— Begin Available data —

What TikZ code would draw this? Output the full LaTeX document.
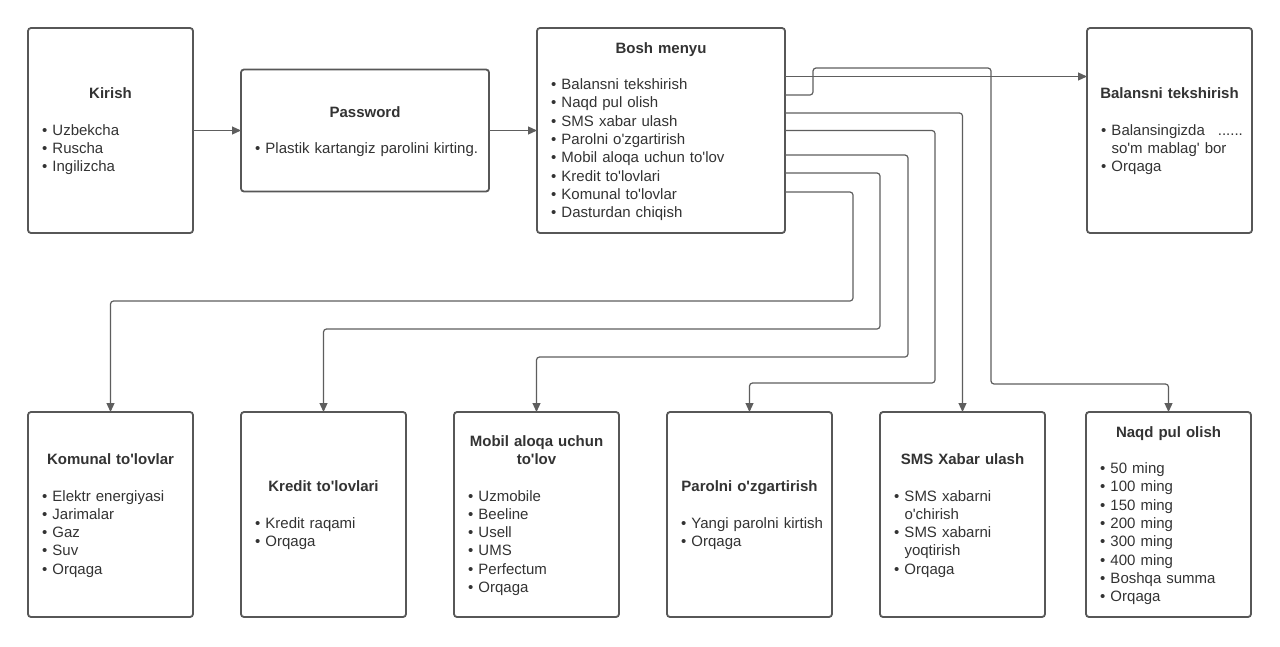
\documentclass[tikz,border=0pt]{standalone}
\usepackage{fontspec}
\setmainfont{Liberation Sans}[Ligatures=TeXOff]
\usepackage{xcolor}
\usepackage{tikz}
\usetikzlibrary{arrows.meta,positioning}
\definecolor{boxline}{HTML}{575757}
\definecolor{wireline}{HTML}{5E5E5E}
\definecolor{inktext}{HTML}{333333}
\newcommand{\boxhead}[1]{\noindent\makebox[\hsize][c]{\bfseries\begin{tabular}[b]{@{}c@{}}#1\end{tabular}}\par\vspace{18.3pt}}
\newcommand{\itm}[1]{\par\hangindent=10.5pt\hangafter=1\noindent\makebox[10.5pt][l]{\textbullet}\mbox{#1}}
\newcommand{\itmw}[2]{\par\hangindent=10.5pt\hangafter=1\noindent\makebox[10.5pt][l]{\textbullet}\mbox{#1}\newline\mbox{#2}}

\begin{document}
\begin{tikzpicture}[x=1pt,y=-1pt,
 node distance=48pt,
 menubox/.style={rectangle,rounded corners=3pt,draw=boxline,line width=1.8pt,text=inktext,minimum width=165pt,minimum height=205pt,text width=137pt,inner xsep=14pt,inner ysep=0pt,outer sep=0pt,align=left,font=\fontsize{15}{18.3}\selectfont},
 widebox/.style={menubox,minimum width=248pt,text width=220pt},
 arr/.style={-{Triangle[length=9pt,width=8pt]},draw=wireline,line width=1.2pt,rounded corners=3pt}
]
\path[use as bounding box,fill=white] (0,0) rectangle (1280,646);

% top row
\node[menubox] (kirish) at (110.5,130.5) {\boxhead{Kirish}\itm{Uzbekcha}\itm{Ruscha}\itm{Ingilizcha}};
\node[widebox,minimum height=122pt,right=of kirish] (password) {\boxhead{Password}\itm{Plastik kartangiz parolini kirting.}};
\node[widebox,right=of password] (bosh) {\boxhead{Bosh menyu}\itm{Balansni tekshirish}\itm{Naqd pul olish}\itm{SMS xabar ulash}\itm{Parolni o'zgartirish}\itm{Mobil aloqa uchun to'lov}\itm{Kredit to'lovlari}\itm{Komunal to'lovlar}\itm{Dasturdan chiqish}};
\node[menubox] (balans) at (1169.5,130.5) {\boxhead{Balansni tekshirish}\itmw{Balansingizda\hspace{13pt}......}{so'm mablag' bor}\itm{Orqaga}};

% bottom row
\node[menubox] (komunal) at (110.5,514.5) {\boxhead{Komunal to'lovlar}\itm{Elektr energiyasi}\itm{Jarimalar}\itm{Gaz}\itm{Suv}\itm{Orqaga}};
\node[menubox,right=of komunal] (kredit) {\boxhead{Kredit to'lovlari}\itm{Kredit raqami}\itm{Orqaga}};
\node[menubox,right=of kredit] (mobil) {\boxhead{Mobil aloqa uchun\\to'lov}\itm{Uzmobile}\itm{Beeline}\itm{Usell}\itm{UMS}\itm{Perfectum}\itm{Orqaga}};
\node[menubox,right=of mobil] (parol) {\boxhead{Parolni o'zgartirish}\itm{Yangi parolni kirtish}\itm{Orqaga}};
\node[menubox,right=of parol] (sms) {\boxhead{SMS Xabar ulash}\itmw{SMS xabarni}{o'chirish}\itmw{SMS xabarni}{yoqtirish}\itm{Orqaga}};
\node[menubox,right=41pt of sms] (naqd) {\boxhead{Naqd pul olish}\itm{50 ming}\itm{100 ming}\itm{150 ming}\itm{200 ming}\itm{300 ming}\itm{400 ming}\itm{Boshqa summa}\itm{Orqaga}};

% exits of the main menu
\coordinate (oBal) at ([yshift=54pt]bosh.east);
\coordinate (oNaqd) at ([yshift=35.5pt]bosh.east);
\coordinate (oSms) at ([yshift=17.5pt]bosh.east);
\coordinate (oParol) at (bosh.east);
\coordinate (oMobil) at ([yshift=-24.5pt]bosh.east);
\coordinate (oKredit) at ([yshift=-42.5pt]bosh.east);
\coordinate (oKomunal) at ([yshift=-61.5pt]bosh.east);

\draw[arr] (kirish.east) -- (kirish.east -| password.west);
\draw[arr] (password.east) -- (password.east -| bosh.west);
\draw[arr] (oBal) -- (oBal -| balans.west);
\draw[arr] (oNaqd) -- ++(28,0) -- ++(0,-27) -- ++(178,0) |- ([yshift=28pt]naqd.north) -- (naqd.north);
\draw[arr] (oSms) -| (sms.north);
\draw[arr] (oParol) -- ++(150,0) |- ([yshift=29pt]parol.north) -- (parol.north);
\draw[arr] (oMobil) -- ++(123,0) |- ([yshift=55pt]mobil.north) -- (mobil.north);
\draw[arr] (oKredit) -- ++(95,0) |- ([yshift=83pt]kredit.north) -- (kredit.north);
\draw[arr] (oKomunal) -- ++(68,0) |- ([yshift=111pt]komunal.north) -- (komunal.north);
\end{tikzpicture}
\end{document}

— End Available data —

Given instruction:
Return the material exactly as given, apart from the pictures.

Task answer:
What TikZ code would draw this? Output the full LaTeX document.
\documentclass[tikz,border=0pt]{standalone}
\usepackage{fontspec}
\setmainfont{Liberation Sans}[Ligatures=TeXOff]
\usepackage{xcolor}
\usepackage{tikz}
\usetikzlibrary{arrows.meta,positioning}
\definecolor{boxline}{HTML}{575757}
\definecolor{wireline}{HTML}{5E5E5E}
\definecolor{inktext}{HTML}{333333}
\newcommand{\boxhead}[1]{\noindent\makebox[\hsize][c]{\bfseries\begin{tabular}[b]{@{}c@{}}#1\end{tabular}}\par\vspace{18.3pt}}
\newcommand{\itm}[1]{\par\hangindent=10.5pt\hangafter=1\noindent\makebox[10.5pt][l]{\textbullet}\mbox{#1}}
\newcommand{\itmw}[2]{\par\hangindent=10.5pt\hangafter=1\noindent\makebox[10.5pt][l]{\textbullet}\mbox{#1}\newline\mbox{#2}}

\begin{document}
\begin{tikzpicture}[x=1pt,y=-1pt,
 node distance=48pt,
 menubox/.style={rectangle,rounded corners=3pt,draw=boxline,line width=1.8pt,text=inktext,minimum width=165pt,minimum height=205pt,text width=137pt,inner xsep=14pt,inner ysep=0pt,outer sep=0pt,align=left,font=\fontsize{15}{18.3}\selectfont},
 widebox/.style={menubox,minimum width=248pt,text width=220pt},
 arr/.style={-{Triangle[length=9pt,width=8pt]},draw=wireline,line width=1.2pt,rounded corners=3pt}
]
\path[use as bounding box,fill=white] (0,0) rectangle (1280,646);

% top row
\node[menubox] (kirish) at (110.5,130.5) {\boxhead{Kirish}\itm{Uzbekcha}\itm{Ruscha}\itm{Ingilizcha}};
\node[widebox,minimum height=122pt,right=of kirish] (password) {\boxhead{Password}\itm{Plastik kartangiz parolini kirting.}};
\node[widebox,right=of password] (bosh) {\boxhead{Bosh menyu}\itm{Balansni tekshirish}\itm{Naqd pul olish}\itm{SMS xabar ulash}\itm{Parolni o'zgartirish}\itm{Mobil aloqa uchun to'lov}\itm{Kredit to'lovlari}\itm{Komunal to'lovlar}\itm{Dasturdan chiqish}};
\node[menubox] (balans) at (1169.5,130.5) {\boxhead{Balansni tekshirish}\itmw{Balansingizda\hspace{13pt}......}{so'm mablag' bor}\itm{Orqaga}};

% bottom row
\node[menubox] (komunal) at (110.5,514.5) {\boxhead{Komunal to'lovlar}\itm{Elektr energiyasi}\itm{Jarimalar}\itm{Gaz}\itm{Suv}\itm{Orqaga}};
\node[menubox,right=of komunal] (kredit) {\boxhead{Kredit to'lovlari}\itm{Kredit raqami}\itm{Orqaga}};
\node[menubox,right=of kredit] (mobil) {\boxhead{Mobil aloqa uchun\\to'lov}\itm{Uzmobile}\itm{Beeline}\itm{Usell}\itm{UMS}\itm{Perfectum}\itm{Orqaga}};
\node[menubox,right=of mobil] (parol) {\boxhead{Parolni o'zgartirish}\itm{Yangi parolni kirtish}\itm{Orqaga}};
\node[menubox,right=of parol] (sms) {\boxhead{SMS Xabar ulash}\itmw{SMS xabarni}{o'chirish}\itmw{SMS xabarni}{yoqtirish}\itm{Orqaga}};
\node[menubox,right=41pt of sms] (naqd) {\boxhead{Naqd pul olish}\itm{50 ming}\itm{100 ming}\itm{150 ming}\itm{200 ming}\itm{300 ming}\itm{400 ming}\itm{Boshqa summa}\itm{Orqaga}};

% exits of the main menu
\coordinate (oBal) at ([yshift=54pt]bosh.east);
\coordinate (oNaqd) at ([yshift=35.5pt]bosh.east);
\coordinate (oSms) at ([yshift=17.5pt]bosh.east);
\coordinate (oParol) at (bosh.east);
\coordinate (oMobil) at ([yshift=-24.5pt]bosh.east);
\coordinate (oKredit) at ([yshift=-42.5pt]bosh.east);
\coordinate (oKomunal) at ([yshift=-61.5pt]bosh.east);

\draw[arr] (kirish.east) -- (kirish.east -| password.west);
\draw[arr] (password.east) -- (password.east -| bosh.west);
\draw[arr] (oBal) -- (oBal -| balans.west);
\draw[arr] (oNaqd) -- ++(28,0) -- ++(0,-27) -- ++(178,0) |- ([yshift=28pt]naqd.north) -- (naqd.north);
\draw[arr] (oSms) -| (sms.north);
\draw[arr] (oParol) -- ++(150,0) |- ([yshift=29pt]parol.north) -- (parol.north);
\draw[arr] (oMobil) -- ++(123,0) |- ([yshift=55pt]mobil.north) -- (mobil.north);
\draw[arr] (oKredit) -- ++(95,0) |- ([yshift=83pt]kredit.north) -- (kredit.north);
\draw[arr] (oKomunal) -- ++(68,0) |- ([yshift=111pt]komunal.north) -- (komunal.north);
\end{tikzpicture}
\end{document}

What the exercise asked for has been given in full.